Shoutout to that one time I confused narcolepsy and necrophilia during a job interview.

@thedadvocate01

Me: Time for bed
7: But can we watch Back to the Future?
Me: No
7: Empire Strikes Back?
Me: No
7: Karate Kid?
Me: I see what you’re doing and I respect it but the answer’s still no

@apowerfulbird

[first day as a librarian]

customer: i can’t find the fiction section

me: i renamed it

customer: what

me: lies

@TheGabbieShow

that horrifying moment when a kid asks u to help find his mom bc he was always told if he was lost to ask a grownup & u realize ur a grownup

@candyflippin

You can go straight to hell!

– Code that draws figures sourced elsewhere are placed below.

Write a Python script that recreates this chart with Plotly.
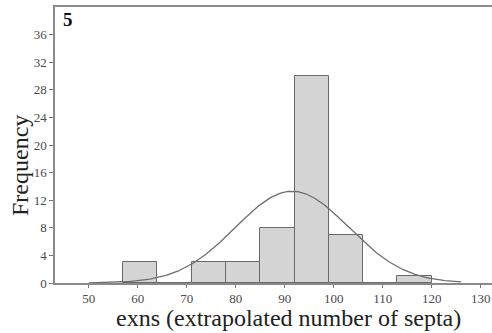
import numpy as np
import plotly.graph_objects as go

# histogram bins (width 7) and counts
bin_starts = [57, 64, 71, 78, 85, 92, 99, 106, 113]
counts     = [3, 0, 3, 3, 8, 30, 7, 0, 1]
bin_width  = 7

# fitted normal curve parameters
fit_mean = 91.5
fit_sd   = 11.55
curve_from, curve_to = 50, 126

y_ticks = [0, 4, 8, 12, 16, 20, 24, 28, 32, 36]
x_ticks = [50, 60, 70, 80, 90, 100, 110, 120, 130]

n_total = sum(counts)
centers = [s + bin_width / 2 for s in bin_starts]
xc = np.linspace(curve_from, curve_to, 300)
yc = n_total * bin_width / (fit_sd * np.sqrt(2 * np.pi)) * np.exp(-0.5 * ((xc - fit_mean) / fit_sd) ** 2)

_serif = "Liberation Serif, Times New Roman, serif"

fig = go.Figure()
fig.add_trace(go.Bar(
    x=centers, y=counts, width=bin_width,
    marker=dict(color="#d4d4d4", line=dict(color="#6a6a6a", width=1)),
    showlegend=False,
))
fig.add_trace(go.Scatter(
    x=xc, y=yc, mode="lines",
    line=dict(color="#6e6e6e", width=1.3),
    showlegend=False,
))

fig.update_xaxes(
    range=[43.1, 132.3], tickvals=x_ticks, ticks="outside", ticklen=3,
    tickcolor="#777", showline=True, linecolor="#8a8a8a", linewidth=1.5,
    mirror=True, showgrid=False, zeroline=False, automargin=False,
    tickfont=dict(family=_serif, size=13, color="#4a4a4a"),
)
fig.update_yaxes(
    range=[0, 40], tickvals=y_ticks, ticks="outside", ticklen=4,
    tickcolor="#777", showline=True, linecolor="#8a8a8a", linewidth=1.5,
    showgrid=False, zeroline=False, automargin=False,
    tickfont=dict(family=_serif, size=13, color="#4a4a4a"),
)

fig.add_annotation(text="<b>5</b>", x=0.014, y=1.0, xref="paper", yref="paper",
                   xanchor="left", yanchor="top", showarrow=False,
                   font=dict(family=_serif, size=19, color="#111"))
fig.add_annotation(text="Frequency", x=-0.08, y=0.424, xref="paper", yref="paper",
                   xanchor="center", yanchor="middle", textangle=-90, showarrow=False,
                   font=dict(family=_serif, size=24, color="#222"))
fig.add_annotation(text="exns (extrapolated number of septa)", x=0.535, y=-0.127,
                   xref="paper", yref="paper", xanchor="center", yanchor="middle",
                   showarrow=False, font=dict(family=_serif, size=24, color="#222"))

fig.update_layout(
    width=492, height=333,
    margin=dict(l=55, r=0, t=7, b=50),
    plot_bgcolor="white", paper_bgcolor="white",
    bargap=0,
)

# page body has a default 8px margin; drop it so the figure fills the window
fig.write_html("out.html", config={"displayModeBar": False},
               post_script="document.body.style.margin='0';")
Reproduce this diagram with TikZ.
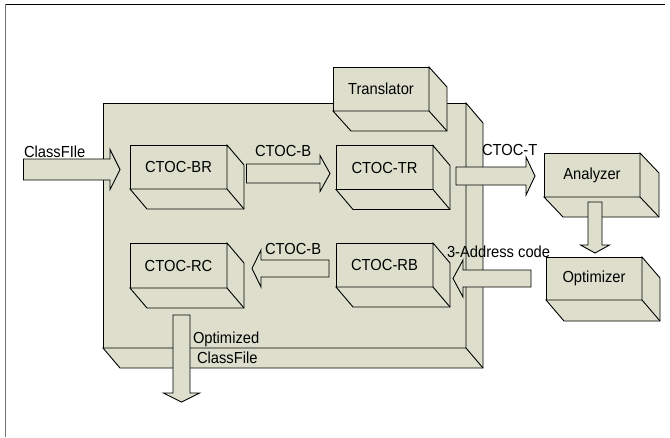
\documentclass[tikz,border=0pt]{standalone}
\usepackage{fontspec}
\setmainfont{Liberation Sans}
\usepackage{graphicx}
\usetikzlibrary{calc}
\definecolor{boxfill}{RGB}{221,223,204}
\newcommand\lbl[1]{\scalebox{0.92}[1]{#1}}
\tikzset{
  boxline/.style={draw=black, line width=0.9pt, fill=boxfill, line join=miter},
  face/.style={boxline, rectangle, inner sep=0pt, outer sep=0pt, font=\fontsize{16}{19}\selectfont},
  arrowbody/.style={draw=black, line width=0.9pt, fill=boxfill, line join=miter},
  tag/.style={inner sep=0pt, outer sep=0pt, font=\fontsize{16}{19}\selectfont},
  frameline/.style={line width=1pt}
}
% 3-D extrusion of a front face node
\newcommand\boxdepth[3]{%
  \filldraw[boxline] (#1.north east) -- ++(#2,#3) -- ($(#1.south east)+(#2,#3)$) -- ($(#1.south west)+(#2,#3)$) -- (#1.south west) -- (#1.south east) -- cycle;
  \draw[boxline] (#1.south east) -- ++(#2,#3);
}
% horizontal block arrow: start, tip, shaft half width, head half width, head length
\newcommand\harrow[5]{%
  \filldraw[arrowbody] let \p1=(#1), \p2=(#2), \n1={sign(\x2-\x1)*#5} in
  (\x1,{\y1+#3pt}) -- ({\x2-\n1*1pt},{\y1+#3pt}) -- ({\x2-\n1*1pt},{\y1+#4pt}) -- (\x2,\y1)
  -- ({\x2-\n1*1pt},{\y1-#4pt}) -- ({\x2-\n1*1pt},{\y1-#3pt}) -- (\x1,{\y1-#3pt}) -- cycle;
}
% vertical block arrow
\newcommand\varrow[5]{%
  \filldraw[arrowbody] let \p1=(#1), \p2=(#2), \n1={sign(\y2-\y1)*#5} in
  ({\x1+#3pt},\y1) -- ({\x1+#3pt},{\y2-\n1*1pt}) -- ({\x1+#4pt},{\y2-\n1*1pt}) -- (\x1,\y2)
  -- ({\x1-#4pt},{\y2-\n1*1pt}) -- ({\x1-#3pt},{\y2-\n1*1pt}) -- ({\x1-#3pt},\y1) -- cycle;
}
\begin{document}
\begin{tikzpicture}[x=1pt,y=-1pt]
\useasboundingbox (0,0) rectangle (670,437);
\fill[white] (0,0) rectangle (670,437);
% frame
\draw[frameline, black] (5,4) -- (665,4);
\draw[frameline, black!55] (5,4) -- (5,437);

% big container box
\node[face, minimum width=363pt, minimum height=245pt] (big) at (284.5,225.5) {};
\boxdepth{big}{17}{20}

% Translator
\node[face, minimum width=96pt, minimum height=44pt] (trans) at (381,89) {\lbl{Translator}};
\boxdepth{trans}{18}{20}

% inner boxes
\node[face, minimum width=97pt, minimum height=44pt] (br) at (178.5,167) {\lbl{CTOC-BR}};
\boxdepth{br}{17}{20}
\node[face, minimum width=97pt, minimum height=44pt] (tr) at (384.5,167.5) {\lbl{CTOC-TR}};
\boxdepth{tr}{17}{20}
\node[face, minimum width=97pt, minimum height=45pt] (rc) at (178.5,265.5) {\lbl{CTOC-RC}};
\boxdepth{rc}{17}{20}
\node[face, minimum width=97pt, minimum height=44pt] (rb) at (384.5,265) {\lbl{CTOC-RB}};
\boxdepth{rb}{17}{20}

% external boxes
\node[face, minimum width=96pt, minimum height=44pt] (an) at (592,175) {\lbl{Analyzer}};
\boxdepth{an}{19}{20}
\node[face, minimum width=96pt, minimum height=43pt] (op) at (594,278.5) {\lbl{Optimizer}};
\boxdepth{op}{18}{21}

% arrow end points
\coordinate (cfS) at (23.5,169.5);  \coordinate (cfE) at (120,169.5);
\coordinate (bS) at (246.5,173.5);  \coordinate (bE) at (330,173.5);
\coordinate (tS) at (456,176);      \coordinate (tE) at (535,176);
\coordinate (aoS) at (595,202);     \coordinate (aoE) at (595,253);
\coordinate (adS) at (531,278.5);   \coordinate (adE) at (453,278.5);
\coordinate (lbS) at (329,268.5);   \coordinate (lbE) at (252,268.5);
\coordinate (ocS) at (181.5,315);   \coordinate (ocE) at (181.5,402);

% block arrows
\harrow{cfS}{cfE}{10.5}{20}{10}
\harrow{bS}{bE}{9.5}{18}{10}
\harrow{tS}{tE}{9}{19}{9}
\varrow{aoS}{aoE}{7}{14.5}{8}
\harrow{adS}{adE}{8.5}{18.5}{10}
\harrow{lbS}{lbE}{8.5}{18.5}{9}
\varrow{ocS}{ocE}{8.5}{18}{9}

% labels
\node[tag, anchor=base west] (lcf) at (24,157) {\lbl{ClassFIle}};
\node[tag, anchor=base west] (lb1) at (255,156) {\lbl{CTOC-B}};
\node[tag, anchor=base west] (lt) at (482,155) {\lbl{CTOC-T}};
\node[tag, anchor=base west] (lad) at (447,257.5) {\lbl{3-Address code}};
\node[tag, anchor=base west] (lb2) at (265,254) {\lbl{CTOC-B}};
\node[tag, anchor=base west] (lo1) at (193,343) {\lbl{Optimized}};
\node[tag, anchor=base west] (lo2) at (197,363) {\lbl{ClassFile}};
\end{tikzpicture}
\end{document}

Well, unless you’re being chased by an alligator, in which case I recommend zig-zagging your way to hell.

@Browtweaten

*After roommate performs a summoning spell*

Me:

Roommate:

Me:

Roommate:

Me:

Roommate:

Me: So does he just live here now?

Satan: *wearing my bathrobe* You’re out of bagel bites

@Sophie2078

Guy: I want a divorce.
Me: And who are you?
Guy: I’m your husband! We live together for 6 years!
Me: Hmm.. No way! Are you sure?

@MsSkarsgaard

Him: I’ll kill anyone that tries to come near you.

Me: Oh, that’s sweet babe but do you think you could you leave the Cinnabon samples guy alone?